Leave out any picture and return the remaining listing below exactly as given.

-=-=-

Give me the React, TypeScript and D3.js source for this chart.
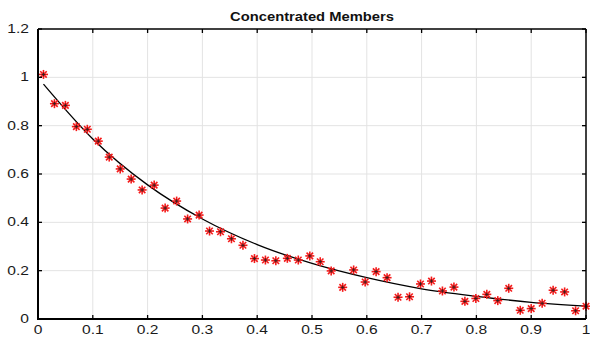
import { useEffect, useRef } from 'react';
import * as d3 from 'd3';

// measured points
const xs = [0.01, 0.03, 0.05, 0.07, 0.09, 0.11, 0.13, 0.15, 0.17, 0.19,
  0.212, 0.232, 0.253, 0.273, 0.294, 0.313, 0.333, 0.353, 0.374, 0.395,
  0.415, 0.434, 0.455, 0.475, 0.496, 0.515, 0.535, 0.556, 0.576, 0.597,
  0.617, 0.637, 0.657, 0.678, 0.698, 0.718, 0.738, 0.759, 0.779, 0.799,
  0.819, 0.839, 0.859, 0.88, 0.9, 0.92, 0.94, 0.961, 0.981, 1.0];
const ys = [1.012, 0.891, 0.884, 0.796, 0.785, 0.736, 0.67, 0.621, 0.579, 0.534,
  0.554, 0.459, 0.488, 0.414, 0.43, 0.364, 0.361, 0.332, 0.305, 0.25,
  0.244, 0.241, 0.251, 0.244, 0.261, 0.237, 0.199, 0.131, 0.203, 0.153,
  0.196, 0.171, 0.09, 0.092, 0.145, 0.157, 0.116, 0.132, 0.073, 0.085,
  0.102, 0.076, 0.127, 0.036, 0.043, 0.065, 0.119, 0.112, 0.034, 0.053];

// fitted curve
const fitX = [0.01, 0.1, 0.2, 0.3, 0.4, 0.5, 0.6, 0.7, 0.8, 0.9, 1.0];
const fitY = [0.972, 0.745, 0.555, 0.414, 0.308, 0.23, 0.171, 0.125, 0.094, 0.069, 0.053];

const xTicks = [0, 0.1, 0.2, 0.3, 0.4, 0.5, 0.6, 0.7, 0.8, 0.9, 1];
const yTicks = [0, 0.2, 0.4, 0.6, 0.8, 1, 1.2];

const W = 590, H = 342;
const FONT = '"Liberation Sans", Arial, sans-serif';

export default function App() {
  const ref = useRef<SVGSVGElement>(null);

  useEffect(() => {
    const svg = d3.select(ref.current);
    svg.selectAll('*').remove();

    const left = 38, right = 586, top = 29, bottom = 319;
    const x = d3.scaleLinear().domain([0, 1]).range([left, right]);
    const y = d3.scaleLinear().domain([0, 1.2]).range([bottom, top]);

    svg.append('rect').attr('width', W).attr('height', H).attr('fill', '#fff');

    // grid
    const grid = svg.append('g').attr('stroke', '#e3e3e3').attr('stroke-width', 1);
    xTicks.slice(1, -1).forEach(t => {
      grid.append('line').attr('x1', x(t)).attr('x2', x(t)).attr('y1', top).attr('y2', bottom);
    });
    yTicks.slice(1, -1).forEach(t => {
      grid.append('line').attr('x1', left).attr('x2', right).attr('y1', y(t)).attr('y2', y(t));
    });

    // fitted line
    const line = d3.line<number>()
      .x((_, i) => x(fitX[i]))
      .y(d => y(d))
      .curve(d3.curveMonotoneX);
    svg.append('path')
      .datum(fitY)
      .attr('d', line)
      .attr('fill', 'none')
      .attr('stroke', '#000')
      .attr('stroke-width', 1.3);

    // markers: red asterisk with dark centre
    const m = svg.append('g');
    ys.forEach((v, i) => {
      const cx = x(xs[i]), cy = y(v);
      const r = 4.5, rd = r * 0.72;
      const g = m.append('g').attr('transform', `translate(${cx},${cy})`);
      const star = g.append('g').attr('stroke', '#f51a1a').attr('stroke-width', 1.6);
      star.append('line').attr('x1', -r).attr('x2', r).attr('y1', 0).attr('y2', 0);
      star.append('line').attr('y1', -r).attr('y2', r).attr('x1', 0).attr('x2', 0);
      star.append('line').attr('x1', -rd).attr('y1', -rd).attr('x2', rd).attr('y2', rd);
      star.append('line').attr('x1', -rd).attr('y1', rd).attr('x2', rd).attr('y2', -rd);
      const plus = g.append('g').attr('stroke', '#222').attr('stroke-width', 0.9);
      plus.append('line').attr('x1', -1.8).attr('x2', 1.8).attr('y1', 0).attr('y2', 0);
      plus.append('line').attr('y1', -1.8).attr('y2', 1.8).attr('x1', 0).attr('x2', 0);
    });

    // axes box
    const box = svg.append('g').attr('stroke', '#000');
    box.append('line').attr('x1', left).attr('x2', right).attr('y1', top).attr('y2', top).attr('stroke-width', 1.5);
    box.append('line').attr('x1', right).attr('x2', right).attr('y1', top).attr('y2', bottom).attr('stroke-width', 1.5);
    box.append('line').attr('x1', left - 1).attr('x2', right).attr('y1', bottom).attr('y2', bottom).attr('stroke-width', 2);
    box.append('line').attr('x1', left).attr('x2', left).attr('y1', top).attr('y2', bottom + 1).attr('stroke-width', 2);

    // ticks inward on all sides
    const tl = 4;
    xTicks.forEach(t => {
      box.append('line').attr('x1', x(t)).attr('x2', x(t)).attr('y1', bottom).attr('y2', bottom - tl).attr('stroke-width', 1.3);
      box.append('line').attr('x1', x(t)).attr('x2', x(t)).attr('y1', top).attr('y2', top + tl).attr('stroke-width', 1.3);
    });
    yTicks.forEach(t => {
      box.append('line').attr('x1', left).attr('x2', left + tl).attr('y1', y(t)).attr('y2', y(t)).attr('stroke-width', 1.3);
      box.append('line').attr('x1', right).attr('x2', right - tl).attr('y1', y(t)).attr('y2', y(t)).attr('stroke-width', 1.3);
    });

    // tick labels (the picture is stretched sideways)
    const lab = svg.append('g').attr('font-family', FONT).attr('font-size', 12).attr('fill', '#1a1a1a');
    xTicks.forEach(t => {
      lab.append('text')
        .attr('transform', `translate(${x(t)},${bottom + 15}) scale(1.3,1)`)
        .attr('text-anchor', 'middle')
        .text(d3.format('~g')(t));
    });
    yTicks.forEach(t => {
      lab.append('text')
        .attr('transform', `translate(${left - 9},${y(t) + 4}) scale(1.3,1)`)
        .attr('text-anchor', 'end')
        .text(d3.format('~g')(t));
    });

    // title
    svg.append('text')
      .attr('transform', `translate(${(left + right) / 2},${top - 8}) scale(1.18,1)`)
      .attr('text-anchor', 'middle')
      .attr('font-family', FONT)
      .attr('font-size', 12.5)
      .attr('font-weight', 'bold')
      .attr('fill', '#111')
      .text('Concentrated Members');
  }, []);

  return (
    <svg ref={ref} width={W} height={H}
      style={{ position: 'absolute', left: 0, top: 0, display: 'block' }} />
  );
}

-=-=-

* **Right answer**
Give me the React, TypeScript and D3.js source for this chart.
import { useEffect, useRef } from 'react';
import * as d3 from 'd3';

// measured points
const xs = [0.01, 0.03, 0.05, 0.07, 0.09, 0.11, 0.13, 0.15, 0.17, 0.19,
  0.212, 0.232, 0.253, 0.273, 0.294, 0.313, 0.333, 0.353, 0.374, 0.395,
  0.415, 0.434, 0.455, 0.475, 0.496, 0.515, 0.535, 0.556, 0.576, 0.597,
  0.617, 0.637, 0.657, 0.678, 0.698, 0.718, 0.738, 0.759, 0.779, 0.799,
  0.819, 0.839, 0.859, 0.88, 0.9, 0.92, 0.94, 0.961, 0.981, 1.0];
const ys = [1.012, 0.891, 0.884, 0.796, 0.785, 0.736, 0.67, 0.621, 0.579, 0.534,
  0.554, 0.459, 0.488, 0.414, 0.43, 0.364, 0.361, 0.332, 0.305, 0.25,
  0.244, 0.241, 0.251, 0.244, 0.261, 0.237, 0.199, 0.131, 0.203, 0.153,
  0.196, 0.171, 0.09, 0.092, 0.145, 0.157, 0.116, 0.132, 0.073, 0.085,
  0.102, 0.076, 0.127, 0.036, 0.043, 0.065, 0.119, 0.112, 0.034, 0.053];

// fitted curve
const fitX = [0.01, 0.1, 0.2, 0.3, 0.4, 0.5, 0.6, 0.7, 0.8, 0.9, 1.0];
const fitY = [0.972, 0.745, 0.555, 0.414, 0.308, 0.23, 0.171, 0.125, 0.094, 0.069, 0.053];

const xTicks = [0, 0.1, 0.2, 0.3, 0.4, 0.5, 0.6, 0.7, 0.8, 0.9, 1];
const yTicks = [0, 0.2, 0.4, 0.6, 0.8, 1, 1.2];

const W = 590, H = 342;
const FONT = '"Liberation Sans", Arial, sans-serif';

export default function App() {
  const ref = useRef<SVGSVGElement>(null);

  useEffect(() => {
    const svg = d3.select(ref.current);
    svg.selectAll('*').remove();

    const left = 38, right = 586, top = 29, bottom = 319;
    const x = d3.scaleLinear().domain([0, 1]).range([left, right]);
    const y = d3.scaleLinear().domain([0, 1.2]).range([bottom, top]);

    svg.append('rect').attr('width', W).attr('height', H).attr('fill', '#fff');

    // grid
    const grid = svg.append('g').attr('stroke', '#e3e3e3').attr('stroke-width', 1);
    xTicks.slice(1, -1).forEach(t => {
      grid.append('line').attr('x1', x(t)).attr('x2', x(t)).attr('y1', top).attr('y2', bottom);
    });
    yTicks.slice(1, -1).forEach(t => {
      grid.append('line').attr('x1', left).attr('x2', right).attr('y1', y(t)).attr('y2', y(t));
    });

    // fitted line
    const line = d3.line<number>()
      .x((_, i) => x(fitX[i]))
      .y(d => y(d))
      .curve(d3.curveMonotoneX);
    svg.append('path')
      .datum(fitY)
      .attr('d', line)
      .attr('fill', 'none')
      .attr('stroke', '#000')
      .attr('stroke-width', 1.3);

    // markers: red asterisk with dark centre
    const m = svg.append('g');
    ys.forEach((v, i) => {
      const cx = x(xs[i]), cy = y(v);
      const r = 4.5, rd = r * 0.72;
      const g = m.append('g').attr('transform', `translate(${cx},${cy})`);
      const star = g.append('g').attr('stroke', '#f51a1a').attr('stroke-width', 1.6);
      star.append('line').attr('x1', -r).attr('x2', r).attr('y1', 0).attr('y2', 0);
      star.append('line').attr('y1', -r).attr('y2', r).attr('x1', 0).attr('x2', 0);
      star.append('line').attr('x1', -rd).attr('y1', -rd).attr('x2', rd).attr('y2', rd);
      star.append('line').attr('x1', -rd).attr('y1', rd).attr('x2', rd).attr('y2', -rd);
      const plus = g.append('g').attr('stroke', '#222').attr('stroke-width', 0.9);
      plus.append('line').attr('x1', -1.8).attr('x2', 1.8).attr('y1', 0).attr('y2', 0);
      plus.append('line').attr('y1', -1.8).attr('y2', 1.8).attr('x1', 0).attr('x2', 0);
    });

    // axes box
    const box = svg.append('g').attr('stroke', '#000');
    box.append('line').attr('x1', left).attr('x2', right).attr('y1', top).attr('y2', top).attr('stroke-width', 1.5);
    box.append('line').attr('x1', right).attr('x2', right).attr('y1', top).attr('y2', bottom).attr('stroke-width', 1.5);
    box.append('line').attr('x1', left - 1).attr('x2', right).attr('y1', bottom).attr('y2', bottom).attr('stroke-width', 2);
    box.append('line').attr('x1', left).attr('x2', left).attr('y1', top).attr('y2', bottom + 1).attr('stroke-width', 2);

    // ticks inward on all sides
    const tl = 4;
    xTicks.forEach(t => {
      box.append('line').attr('x1', x(t)).attr('x2', x(t)).attr('y1', bottom).attr('y2', bottom - tl).attr('stroke-width', 1.3);
      box.append('line').attr('x1', x(t)).attr('x2', x(t)).attr('y1', top).attr('y2', top + tl).attr('stroke-width', 1.3);
    });
    yTicks.forEach(t => {
      box.append('line').attr('x1', left).attr('x2', left + tl).attr('y1', y(t)).attr('y2', y(t)).attr('stroke-width', 1.3);
      box.append('line').attr('x1', right).attr('x2', right - tl).attr('y1', y(t)).attr('y2', y(t)).attr('stroke-width', 1.3);
    });

    // tick labels (the picture is stretched sideways)
    const lab = svg.append('g').attr('font-family', FONT).attr('font-size', 12).attr('fill', '#1a1a1a');
    xTicks.forEach(t => {
      lab.append('text')
        .attr('transform', `translate(${x(t)},${bottom + 15}) scale(1.3,1)`)
        .attr('text-anchor', 'middle')
        .text(d3.format('~g')(t));
    });
    yTicks.forEach(t => {
      lab.append('text')
        .attr('transform', `translate(${left - 9},${y(t) + 4}) scale(1.3,1)`)
        .attr('text-anchor', 'end')
        .text(d3.format('~g')(t));
    });

    // title
    svg.append('text')
      .attr('transform', `translate(${(left + right) / 2},${top - 8}) scale(1.18,1)`)
      .attr('text-anchor', 'middle')
      .attr('font-family', FONT)
      .attr('font-size', 12.5)
      .attr('font-weight', 'bold')
      .attr('fill', '#111')
      .text('Concentrated Members');
  }, []);

  return (
    <svg ref={ref} width={W} height={H}
      style={{ position: 'absolute', left: 0, top: 0, display: 'block' }} />
  );
}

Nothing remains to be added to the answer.